What Is Probabilistic Graphical Models?

  • Background

    • Converging from areas of electrical engineering (e.g., communications and statistical signal processing) and computer sciences (e.g., machine learning, data mining and artificial intelligence), the subject of probabilistic graphical models is a state-of-the-art methodology for statistical inference.
    • Historically, using graphs to represent the relationship between random variables may be dated back to 1920’s in statistical physics [1] and genetics [2]. In 1980s, this graphical language was introduced to the community of electrical engineering [4], and around the same time, computer scientists independently formalized the framework of Bayesian networks and as a representational and computational tool for statistical inference [3]. Since then, the subject of graphical models has attracted increasing interest in the research community of machine learning and statistical inference. The astonishing power of this methodology was however only demonstrated in mid 1990s, where the methodology revolutionized the field of digital communications: its application in communication over noisy channels enabled reliable communication at rates arbitrarily close to the theoretical limit predicted by Shannon in 1948, whereby solving the long-standing “Shannon’s challenge”. This success has led to the modern interest of applying graphical models to solving inference problems involving a large number of variables; these problems, under the “curse of dimensionality”, are often intractable with conventional statistical techniques.
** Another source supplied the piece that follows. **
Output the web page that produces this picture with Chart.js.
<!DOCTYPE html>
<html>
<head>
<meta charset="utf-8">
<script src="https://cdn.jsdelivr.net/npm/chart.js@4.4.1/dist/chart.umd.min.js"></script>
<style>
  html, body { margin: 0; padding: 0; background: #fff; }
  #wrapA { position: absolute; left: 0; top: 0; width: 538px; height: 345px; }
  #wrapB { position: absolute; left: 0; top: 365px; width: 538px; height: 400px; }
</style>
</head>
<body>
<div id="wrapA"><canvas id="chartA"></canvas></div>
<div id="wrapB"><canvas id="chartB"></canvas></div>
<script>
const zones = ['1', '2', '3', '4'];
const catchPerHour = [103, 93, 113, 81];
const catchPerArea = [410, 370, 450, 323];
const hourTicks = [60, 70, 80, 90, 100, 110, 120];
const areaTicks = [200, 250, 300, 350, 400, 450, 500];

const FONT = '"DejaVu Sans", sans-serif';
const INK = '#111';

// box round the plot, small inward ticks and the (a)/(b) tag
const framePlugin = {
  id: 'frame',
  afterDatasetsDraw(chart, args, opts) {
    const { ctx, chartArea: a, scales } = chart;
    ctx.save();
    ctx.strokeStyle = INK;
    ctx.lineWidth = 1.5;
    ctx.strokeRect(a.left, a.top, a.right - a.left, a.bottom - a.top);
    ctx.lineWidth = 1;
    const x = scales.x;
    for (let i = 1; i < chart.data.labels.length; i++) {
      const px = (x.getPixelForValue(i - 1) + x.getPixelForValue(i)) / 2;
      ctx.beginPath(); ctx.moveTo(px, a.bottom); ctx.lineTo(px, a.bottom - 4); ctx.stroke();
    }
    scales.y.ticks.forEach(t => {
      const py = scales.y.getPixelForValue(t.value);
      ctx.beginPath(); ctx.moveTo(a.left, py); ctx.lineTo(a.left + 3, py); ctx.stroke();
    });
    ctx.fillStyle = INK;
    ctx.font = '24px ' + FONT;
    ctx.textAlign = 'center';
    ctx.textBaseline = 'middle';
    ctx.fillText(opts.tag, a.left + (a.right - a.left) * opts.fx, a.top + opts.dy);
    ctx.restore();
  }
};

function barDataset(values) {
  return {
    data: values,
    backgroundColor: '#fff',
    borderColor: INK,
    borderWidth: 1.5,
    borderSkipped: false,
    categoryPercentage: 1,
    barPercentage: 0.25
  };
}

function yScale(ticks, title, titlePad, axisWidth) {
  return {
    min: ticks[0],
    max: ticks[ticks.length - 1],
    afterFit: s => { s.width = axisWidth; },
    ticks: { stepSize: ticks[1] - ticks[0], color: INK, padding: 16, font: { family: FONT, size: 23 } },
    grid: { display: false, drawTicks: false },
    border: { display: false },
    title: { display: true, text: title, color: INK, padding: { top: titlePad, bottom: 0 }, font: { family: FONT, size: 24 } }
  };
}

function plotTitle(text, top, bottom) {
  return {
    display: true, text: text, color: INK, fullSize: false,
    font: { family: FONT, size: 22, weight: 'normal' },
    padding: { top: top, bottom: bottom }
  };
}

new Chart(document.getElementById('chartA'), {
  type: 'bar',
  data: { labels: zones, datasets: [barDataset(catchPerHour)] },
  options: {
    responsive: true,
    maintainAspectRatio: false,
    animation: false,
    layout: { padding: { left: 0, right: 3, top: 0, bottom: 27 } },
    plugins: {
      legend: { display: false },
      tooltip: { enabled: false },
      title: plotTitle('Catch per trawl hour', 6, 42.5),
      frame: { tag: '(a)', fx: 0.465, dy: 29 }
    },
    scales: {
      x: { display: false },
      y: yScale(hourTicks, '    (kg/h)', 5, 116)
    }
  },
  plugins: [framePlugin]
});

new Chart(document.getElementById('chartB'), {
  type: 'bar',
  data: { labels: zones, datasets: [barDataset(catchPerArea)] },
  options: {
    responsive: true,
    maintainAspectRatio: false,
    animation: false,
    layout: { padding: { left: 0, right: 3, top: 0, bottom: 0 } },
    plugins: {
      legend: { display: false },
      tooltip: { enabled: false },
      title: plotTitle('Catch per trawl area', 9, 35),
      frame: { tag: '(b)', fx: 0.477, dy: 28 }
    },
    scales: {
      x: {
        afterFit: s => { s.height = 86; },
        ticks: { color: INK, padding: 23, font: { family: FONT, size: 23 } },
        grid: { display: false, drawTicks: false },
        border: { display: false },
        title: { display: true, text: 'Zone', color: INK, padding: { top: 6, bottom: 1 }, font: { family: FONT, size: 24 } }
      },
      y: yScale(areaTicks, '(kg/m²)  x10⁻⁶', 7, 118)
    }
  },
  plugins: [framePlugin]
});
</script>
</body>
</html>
In the past few years, this methodology has been applied to many areas of engineering and applied sciences and demonstrated tremendous successes (see, e.g., [8–18]). To date, the subject is still of active research interest in machine learning and statistics.
  • Introduction

    • Statistics and statistical methods are playing a central role in many research areas in electrical engineering and computer science, where a research problem of interest often contains components of statistical inference or learning. Typical such areas are, for example, signal processing, image processing, communications, networking, data mining, machine learning, artificial intelligence, etc.
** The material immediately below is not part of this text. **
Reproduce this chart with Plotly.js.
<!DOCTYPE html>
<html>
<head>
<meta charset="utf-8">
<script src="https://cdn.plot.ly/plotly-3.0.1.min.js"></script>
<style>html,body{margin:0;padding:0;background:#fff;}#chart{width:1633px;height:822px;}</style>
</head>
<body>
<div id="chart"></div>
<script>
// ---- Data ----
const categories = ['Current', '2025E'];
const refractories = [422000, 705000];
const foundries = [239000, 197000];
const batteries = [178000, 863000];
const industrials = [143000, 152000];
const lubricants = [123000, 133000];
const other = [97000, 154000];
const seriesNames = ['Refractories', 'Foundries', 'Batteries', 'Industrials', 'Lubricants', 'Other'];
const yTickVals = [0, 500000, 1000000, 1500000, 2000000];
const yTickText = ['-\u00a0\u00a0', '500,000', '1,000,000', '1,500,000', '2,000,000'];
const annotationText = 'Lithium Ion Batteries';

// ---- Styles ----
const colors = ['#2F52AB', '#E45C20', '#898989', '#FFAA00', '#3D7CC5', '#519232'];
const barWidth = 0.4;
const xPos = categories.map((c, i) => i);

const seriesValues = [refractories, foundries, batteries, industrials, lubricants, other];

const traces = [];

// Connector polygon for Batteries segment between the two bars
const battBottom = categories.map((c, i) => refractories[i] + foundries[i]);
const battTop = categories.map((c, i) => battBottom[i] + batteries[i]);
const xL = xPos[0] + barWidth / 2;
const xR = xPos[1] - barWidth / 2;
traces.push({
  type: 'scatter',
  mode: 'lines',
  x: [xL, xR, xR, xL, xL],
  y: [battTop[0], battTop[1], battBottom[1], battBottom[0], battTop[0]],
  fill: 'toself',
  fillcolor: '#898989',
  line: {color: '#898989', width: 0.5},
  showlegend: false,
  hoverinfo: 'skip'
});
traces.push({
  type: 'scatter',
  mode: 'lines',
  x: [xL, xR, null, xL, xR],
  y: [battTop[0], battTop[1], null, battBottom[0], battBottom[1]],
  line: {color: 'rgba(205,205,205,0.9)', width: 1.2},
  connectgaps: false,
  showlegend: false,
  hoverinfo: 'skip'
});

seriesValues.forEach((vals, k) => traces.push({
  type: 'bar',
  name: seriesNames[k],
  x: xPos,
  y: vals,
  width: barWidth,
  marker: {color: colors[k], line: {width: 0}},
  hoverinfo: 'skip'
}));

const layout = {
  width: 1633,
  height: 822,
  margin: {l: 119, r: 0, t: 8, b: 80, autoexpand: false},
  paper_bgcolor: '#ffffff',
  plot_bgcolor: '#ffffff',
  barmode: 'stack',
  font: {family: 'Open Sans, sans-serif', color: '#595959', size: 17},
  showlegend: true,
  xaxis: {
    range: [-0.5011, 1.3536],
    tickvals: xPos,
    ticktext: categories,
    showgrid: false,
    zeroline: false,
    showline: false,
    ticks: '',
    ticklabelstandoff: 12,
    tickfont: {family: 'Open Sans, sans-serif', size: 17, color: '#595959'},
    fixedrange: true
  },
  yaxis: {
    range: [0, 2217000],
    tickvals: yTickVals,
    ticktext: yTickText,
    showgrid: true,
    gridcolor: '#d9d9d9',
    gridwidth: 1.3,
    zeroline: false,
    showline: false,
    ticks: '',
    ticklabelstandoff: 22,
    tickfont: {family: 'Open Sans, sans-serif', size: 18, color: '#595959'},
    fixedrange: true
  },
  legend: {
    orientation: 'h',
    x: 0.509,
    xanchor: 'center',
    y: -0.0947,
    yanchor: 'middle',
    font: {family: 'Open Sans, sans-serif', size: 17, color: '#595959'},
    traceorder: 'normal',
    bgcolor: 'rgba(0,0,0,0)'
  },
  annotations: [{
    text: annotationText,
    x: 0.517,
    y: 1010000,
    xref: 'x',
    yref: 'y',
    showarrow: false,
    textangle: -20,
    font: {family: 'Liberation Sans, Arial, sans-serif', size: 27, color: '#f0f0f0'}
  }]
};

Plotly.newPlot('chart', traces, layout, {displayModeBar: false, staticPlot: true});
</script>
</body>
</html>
    • A generic setup of inference/learning/statistics may be the following. Given a set of observations, find a ”mechanism” that according to certain metric of goodness, best explains the observations. For example, in speech recognition, one is interested in finding which word, phrase, or sentence leads to a given speech signal; in image segmentation, one is interested in determining which partitioning of the image into objects that best suits a given image, even corrupted by noise; in communications, one is interested in finding what data is transmitted from received signal that is corrupted and distorted by a noisy channel; in networking, a node may be interested in inferring the link-loss rates on some far-away links in a network based on packet-loss statistics measured at the node; in various data-mining applications, one may be interested in finding the relationship between features or attributes from a given large database; in molecular genetics, one may be interested in finding gene and protein interaction principles based on a set of biochemical or biophysical measurements.
    • There are two key components in solving such problems, namely, first, establishing a model — a family of hypotheses — for the underlying mechanism, and second, performing inference. As a consequence, good models must on one hand closely reflect the reality (of which human beings either have no control — as in a ”science” problem, or have partial control — as in an ”engineering” problem — so as to make the problem simpler or having certain desired properties), and on the other hand provide convenience for computation purpose.
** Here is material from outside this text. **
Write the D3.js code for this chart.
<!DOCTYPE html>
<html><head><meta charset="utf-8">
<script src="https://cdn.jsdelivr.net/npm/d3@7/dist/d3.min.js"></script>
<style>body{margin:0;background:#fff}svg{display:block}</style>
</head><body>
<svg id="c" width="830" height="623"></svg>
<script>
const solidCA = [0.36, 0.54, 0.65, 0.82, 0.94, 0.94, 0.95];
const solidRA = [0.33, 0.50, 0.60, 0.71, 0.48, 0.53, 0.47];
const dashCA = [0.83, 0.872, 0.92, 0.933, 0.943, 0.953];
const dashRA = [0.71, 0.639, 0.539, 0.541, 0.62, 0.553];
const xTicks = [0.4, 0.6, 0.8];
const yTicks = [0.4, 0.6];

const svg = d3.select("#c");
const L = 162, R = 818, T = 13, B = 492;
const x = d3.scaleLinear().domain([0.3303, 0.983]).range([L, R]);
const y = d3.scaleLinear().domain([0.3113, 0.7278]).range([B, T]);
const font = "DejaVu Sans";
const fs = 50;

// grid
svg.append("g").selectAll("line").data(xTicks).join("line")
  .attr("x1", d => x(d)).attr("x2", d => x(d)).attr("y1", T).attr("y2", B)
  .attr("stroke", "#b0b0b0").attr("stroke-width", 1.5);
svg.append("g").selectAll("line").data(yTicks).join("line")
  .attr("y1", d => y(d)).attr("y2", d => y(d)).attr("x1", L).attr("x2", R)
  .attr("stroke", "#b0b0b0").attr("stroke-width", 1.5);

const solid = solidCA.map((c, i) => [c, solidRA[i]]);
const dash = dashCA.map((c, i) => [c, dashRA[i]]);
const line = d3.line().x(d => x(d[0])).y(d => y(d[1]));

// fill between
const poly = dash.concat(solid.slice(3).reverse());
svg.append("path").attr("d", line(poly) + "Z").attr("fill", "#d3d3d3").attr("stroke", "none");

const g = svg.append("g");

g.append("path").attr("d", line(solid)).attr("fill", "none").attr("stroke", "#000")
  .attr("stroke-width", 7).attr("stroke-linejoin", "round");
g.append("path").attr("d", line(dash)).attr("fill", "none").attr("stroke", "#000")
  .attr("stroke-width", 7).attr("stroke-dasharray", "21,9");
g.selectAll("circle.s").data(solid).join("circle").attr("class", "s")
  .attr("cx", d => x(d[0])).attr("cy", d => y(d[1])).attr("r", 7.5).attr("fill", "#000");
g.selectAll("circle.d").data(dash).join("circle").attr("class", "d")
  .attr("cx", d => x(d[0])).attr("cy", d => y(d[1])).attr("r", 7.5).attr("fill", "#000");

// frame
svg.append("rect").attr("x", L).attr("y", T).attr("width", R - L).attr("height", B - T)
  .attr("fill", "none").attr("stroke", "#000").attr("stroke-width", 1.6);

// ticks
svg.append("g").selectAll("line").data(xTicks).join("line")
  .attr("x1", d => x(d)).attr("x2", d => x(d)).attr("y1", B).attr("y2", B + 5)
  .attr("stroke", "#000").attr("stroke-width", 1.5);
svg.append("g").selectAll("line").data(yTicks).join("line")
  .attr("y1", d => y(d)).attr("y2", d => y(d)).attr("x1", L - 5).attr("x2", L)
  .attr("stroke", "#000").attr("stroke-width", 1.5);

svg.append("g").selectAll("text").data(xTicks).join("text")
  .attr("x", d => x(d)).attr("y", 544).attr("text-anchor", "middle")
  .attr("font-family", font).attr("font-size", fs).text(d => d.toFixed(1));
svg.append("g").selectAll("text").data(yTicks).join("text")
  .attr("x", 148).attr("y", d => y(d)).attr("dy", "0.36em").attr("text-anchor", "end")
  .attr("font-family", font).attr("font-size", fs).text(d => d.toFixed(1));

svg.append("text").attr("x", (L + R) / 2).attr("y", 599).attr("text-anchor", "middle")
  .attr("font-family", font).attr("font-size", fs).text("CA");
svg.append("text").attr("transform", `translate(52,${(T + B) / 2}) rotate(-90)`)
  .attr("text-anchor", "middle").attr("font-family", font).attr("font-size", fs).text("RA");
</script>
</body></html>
    • Probabilistic graphical models, including Bayesian networks, Markov random fields, and factor graphs etc form such a modelling framework. The power of this modelling language is three-fold.
      • It can be easily adapted to combining with other standard modelling techniques.
      • It transforms qualitative knowledge — such as cause and effect relationships, constraint or interaction relationships, dependence or conditional independence relationships etc — into a quantitative representation.
      • Very powerful algorithmic methodologies have been developed within this modeling framework, which provide efficient and near-optimal solutions for problems that are otherwise intractable. In this framework, many previously known important algorithms are unified, generalized, and extended. For example, the methodology of the powerful Hidden Markov Model falls as a special case of this framework; the Viterbi Algorithm and BCJR algorithm in digital communications, Kalman filtering in estimation, Belief Propagation and Belief Revision in statistical inference etc are all instances of a generic class of algorithms within this framework; the Expectation-Maximization Algorithm and variational methods are also generalized to this framework.